Records to process ::
##########
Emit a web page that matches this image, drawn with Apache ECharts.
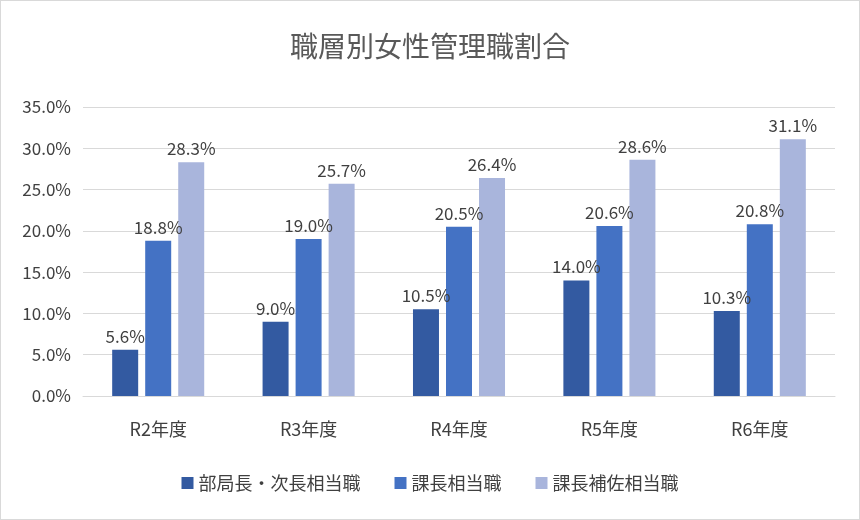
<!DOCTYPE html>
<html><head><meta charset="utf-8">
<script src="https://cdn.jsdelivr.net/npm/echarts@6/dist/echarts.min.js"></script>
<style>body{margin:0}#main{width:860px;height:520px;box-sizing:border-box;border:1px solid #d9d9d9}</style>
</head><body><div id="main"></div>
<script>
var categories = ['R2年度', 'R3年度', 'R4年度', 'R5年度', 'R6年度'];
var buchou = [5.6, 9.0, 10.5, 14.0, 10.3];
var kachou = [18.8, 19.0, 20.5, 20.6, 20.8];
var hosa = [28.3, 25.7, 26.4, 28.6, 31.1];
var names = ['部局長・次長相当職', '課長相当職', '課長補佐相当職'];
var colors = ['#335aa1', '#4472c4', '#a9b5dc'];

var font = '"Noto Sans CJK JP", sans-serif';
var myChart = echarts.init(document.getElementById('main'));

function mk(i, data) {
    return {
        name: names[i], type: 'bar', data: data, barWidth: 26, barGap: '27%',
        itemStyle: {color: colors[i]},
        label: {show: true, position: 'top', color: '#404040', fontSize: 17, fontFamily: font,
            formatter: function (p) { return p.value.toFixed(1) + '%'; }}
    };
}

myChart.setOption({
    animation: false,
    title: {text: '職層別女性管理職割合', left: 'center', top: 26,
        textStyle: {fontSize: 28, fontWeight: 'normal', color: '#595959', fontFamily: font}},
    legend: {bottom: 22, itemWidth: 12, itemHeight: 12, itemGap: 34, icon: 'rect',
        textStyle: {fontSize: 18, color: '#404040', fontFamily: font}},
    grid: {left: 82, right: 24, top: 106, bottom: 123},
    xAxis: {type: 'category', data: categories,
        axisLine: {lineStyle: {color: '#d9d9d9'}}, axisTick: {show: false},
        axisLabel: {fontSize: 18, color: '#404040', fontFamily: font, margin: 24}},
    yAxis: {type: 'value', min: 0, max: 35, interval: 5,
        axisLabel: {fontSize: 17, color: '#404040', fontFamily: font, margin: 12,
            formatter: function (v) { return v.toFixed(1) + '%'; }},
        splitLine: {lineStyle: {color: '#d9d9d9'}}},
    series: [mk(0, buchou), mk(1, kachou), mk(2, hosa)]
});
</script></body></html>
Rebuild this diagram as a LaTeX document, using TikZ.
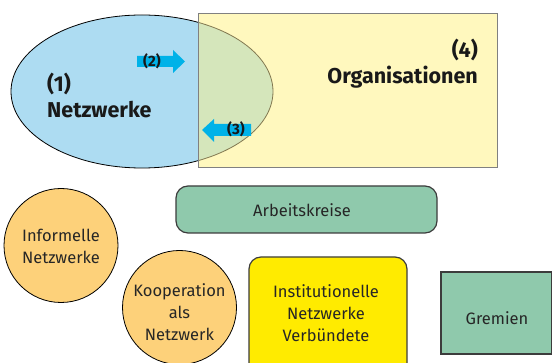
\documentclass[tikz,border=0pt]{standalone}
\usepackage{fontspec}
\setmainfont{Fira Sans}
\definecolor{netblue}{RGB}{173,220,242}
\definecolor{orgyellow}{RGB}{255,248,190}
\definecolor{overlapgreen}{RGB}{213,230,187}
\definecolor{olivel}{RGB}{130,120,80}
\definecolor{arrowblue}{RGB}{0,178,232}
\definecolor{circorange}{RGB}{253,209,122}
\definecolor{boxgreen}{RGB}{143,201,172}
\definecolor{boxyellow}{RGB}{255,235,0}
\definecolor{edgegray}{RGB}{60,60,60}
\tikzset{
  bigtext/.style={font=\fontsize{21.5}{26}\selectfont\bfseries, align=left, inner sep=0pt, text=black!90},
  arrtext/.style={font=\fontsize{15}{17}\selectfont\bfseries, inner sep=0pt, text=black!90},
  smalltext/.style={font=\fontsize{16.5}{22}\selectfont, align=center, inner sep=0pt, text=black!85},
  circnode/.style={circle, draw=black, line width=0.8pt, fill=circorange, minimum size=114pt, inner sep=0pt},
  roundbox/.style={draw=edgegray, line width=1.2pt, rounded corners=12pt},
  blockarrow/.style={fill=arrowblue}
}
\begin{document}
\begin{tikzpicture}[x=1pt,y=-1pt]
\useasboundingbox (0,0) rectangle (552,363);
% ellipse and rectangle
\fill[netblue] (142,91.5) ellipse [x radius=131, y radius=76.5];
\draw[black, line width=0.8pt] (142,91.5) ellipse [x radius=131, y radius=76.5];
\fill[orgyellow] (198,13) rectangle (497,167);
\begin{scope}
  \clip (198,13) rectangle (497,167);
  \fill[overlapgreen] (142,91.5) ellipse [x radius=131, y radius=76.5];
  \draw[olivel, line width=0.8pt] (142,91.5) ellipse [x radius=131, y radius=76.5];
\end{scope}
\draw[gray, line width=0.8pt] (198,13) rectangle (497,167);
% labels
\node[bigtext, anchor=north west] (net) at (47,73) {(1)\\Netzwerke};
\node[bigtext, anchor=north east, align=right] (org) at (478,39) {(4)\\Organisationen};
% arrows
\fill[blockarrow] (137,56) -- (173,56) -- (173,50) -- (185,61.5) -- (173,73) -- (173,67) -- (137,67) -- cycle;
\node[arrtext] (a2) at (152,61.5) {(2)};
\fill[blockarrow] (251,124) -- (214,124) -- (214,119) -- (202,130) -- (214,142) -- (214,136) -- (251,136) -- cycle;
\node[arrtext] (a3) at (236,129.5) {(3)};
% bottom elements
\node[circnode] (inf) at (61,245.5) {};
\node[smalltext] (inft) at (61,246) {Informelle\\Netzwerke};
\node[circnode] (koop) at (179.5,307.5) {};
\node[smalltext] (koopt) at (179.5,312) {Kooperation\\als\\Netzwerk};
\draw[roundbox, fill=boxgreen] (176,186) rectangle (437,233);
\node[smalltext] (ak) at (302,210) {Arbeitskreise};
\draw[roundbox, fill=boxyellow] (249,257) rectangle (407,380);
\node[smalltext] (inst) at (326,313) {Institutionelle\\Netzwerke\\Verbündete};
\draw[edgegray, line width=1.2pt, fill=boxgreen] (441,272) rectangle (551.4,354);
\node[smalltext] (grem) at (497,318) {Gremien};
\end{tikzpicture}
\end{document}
##########
Task statement :: Transcribe the whole listing exactly. Pictures are excluded.

Reply ::
Emit a web page that matches this image, drawn with Apache ECharts.
<!DOCTYPE html>
<html><head><meta charset="utf-8">
<script src="https://cdn.jsdelivr.net/npm/echarts@6/dist/echarts.min.js"></script>
<style>body{margin:0}#main{width:860px;height:520px;box-sizing:border-box;border:1px solid #d9d9d9}</style>
</head><body><div id="main"></div>
<script>
var categories = ['R2年度', 'R3年度', 'R4年度', 'R5年度', 'R6年度'];
var buchou = [5.6, 9.0, 10.5, 14.0, 10.3];
var kachou = [18.8, 19.0, 20.5, 20.6, 20.8];
var hosa = [28.3, 25.7, 26.4, 28.6, 31.1];
var names = ['部局長・次長相当職', '課長相当職', '課長補佐相当職'];
var colors = ['#335aa1', '#4472c4', '#a9b5dc'];

var font = '"Noto Sans CJK JP", sans-serif';
var myChart = echarts.init(document.getElementById('main'));

function mk(i, data) {
    return {
        name: names[i], type: 'bar', data: data, barWidth: 26, barGap: '27%',
        itemStyle: {color: colors[i]},
        label: {show: true, position: 'top', color: '#404040', fontSize: 17, fontFamily: font,
            formatter: function (p) { return p.value.toFixed(1) + '%'; }}
    };
}

myChart.setOption({
    animation: false,
    title: {text: '職層別女性管理職割合', left: 'center', top: 26,
        textStyle: {fontSize: 28, fontWeight: 'normal', color: '#595959', fontFamily: font}},
    legend: {bottom: 22, itemWidth: 12, itemHeight: 12, itemGap: 34, icon: 'rect',
        textStyle: {fontSize: 18, color: '#404040', fontFamily: font}},
    grid: {left: 82, right: 24, top: 106, bottom: 123},
    xAxis: {type: 'category', data: categories,
        axisLine: {lineStyle: {color: '#d9d9d9'}}, axisTick: {show: false},
        axisLabel: {fontSize: 18, color: '#404040', fontFamily: font, margin: 24}},
    yAxis: {type: 'value', min: 0, max: 35, interval: 5,
        axisLabel: {fontSize: 17, color: '#404040', fontFamily: font, margin: 12,
            formatter: function (v) { return v.toFixed(1) + '%'; }},
        splitLine: {lineStyle: {color: '#d9d9d9'}}},
    series: [mk(0, buchou), mk(1, kachou), mk(2, hosa)]
});
</script></body></html>
Rebuild this diagram as a LaTeX document, using TikZ.
\documentclass[tikz,border=0pt]{standalone}
\usepackage{fontspec}
\setmainfont{Fira Sans}
\definecolor{netblue}{RGB}{173,220,242}
\definecolor{orgyellow}{RGB}{255,248,190}
\definecolor{overlapgreen}{RGB}{213,230,187}
\definecolor{olivel}{RGB}{130,120,80}
\definecolor{arrowblue}{RGB}{0,178,232}
\definecolor{circorange}{RGB}{253,209,122}
\definecolor{boxgreen}{RGB}{143,201,172}
\definecolor{boxyellow}{RGB}{255,235,0}
\definecolor{edgegray}{RGB}{60,60,60}
\tikzset{
  bigtext/.style={font=\fontsize{21.5}{26}\selectfont\bfseries, align=left, inner sep=0pt, text=black!90},
  arrtext/.style={font=\fontsize{15}{17}\selectfont\bfseries, inner sep=0pt, text=black!90},
  smalltext/.style={font=\fontsize{16.5}{22}\selectfont, align=center, inner sep=0pt, text=black!85},
  circnode/.style={circle, draw=black, line width=0.8pt, fill=circorange, minimum size=114pt, inner sep=0pt},
  roundbox/.style={draw=edgegray, line width=1.2pt, rounded corners=12pt},
  blockarrow/.style={fill=arrowblue}
}
\begin{document}
\begin{tikzpicture}[x=1pt,y=-1pt]
\useasboundingbox (0,0) rectangle (552,363);
% ellipse and rectangle
\fill[netblue] (142,91.5) ellipse [x radius=131, y radius=76.5];
\draw[black, line width=0.8pt] (142,91.5) ellipse [x radius=131, y radius=76.5];
\fill[orgyellow] (198,13) rectangle (497,167);
\begin{scope}
  \clip (198,13) rectangle (497,167);
  \fill[overlapgreen] (142,91.5) ellipse [x radius=131, y radius=76.5];
  \draw[olivel, line width=0.8pt] (142,91.5) ellipse [x radius=131, y radius=76.5];
\end{scope}
\draw[gray, line width=0.8pt] (198,13) rectangle (497,167);
% labels
\node[bigtext, anchor=north west] (net) at (47,73) {(1)\\Netzwerke};
\node[bigtext, anchor=north east, align=right] (org) at (478,39) {(4)\\Organisationen};
% arrows
\fill[blockarrow] (137,56) -- (173,56) -- (173,50) -- (185,61.5) -- (173,73) -- (173,67) -- (137,67) -- cycle;
\node[arrtext] (a2) at (152,61.5) {(2)};
\fill[blockarrow] (251,124) -- (214,124) -- (214,119) -- (202,130) -- (214,142) -- (214,136) -- (251,136) -- cycle;
\node[arrtext] (a3) at (236,129.5) {(3)};
% bottom elements
\node[circnode] (inf) at (61,245.5) {};
\node[smalltext] (inft) at (61,246) {Informelle\\Netzwerke};
\node[circnode] (koop) at (179.5,307.5) {};
\node[smalltext] (koopt) at (179.5,312) {Kooperation\\als\\Netzwerk};
\draw[roundbox, fill=boxgreen] (176,186) rectangle (437,233);
\node[smalltext] (ak) at (302,210) {Arbeitskreise};
\draw[roundbox, fill=boxyellow] (249,257) rectangle (407,380);
\node[smalltext] (inst) at (326,313) {Institutionelle\\Netzwerke\\Verbündete};
\draw[edgegray, line width=1.2pt, fill=boxgreen] (441,272) rectangle (551.4,354);
\node[smalltext] (grem) at (497,318) {Gremien};
\end{tikzpicture}
\end{document}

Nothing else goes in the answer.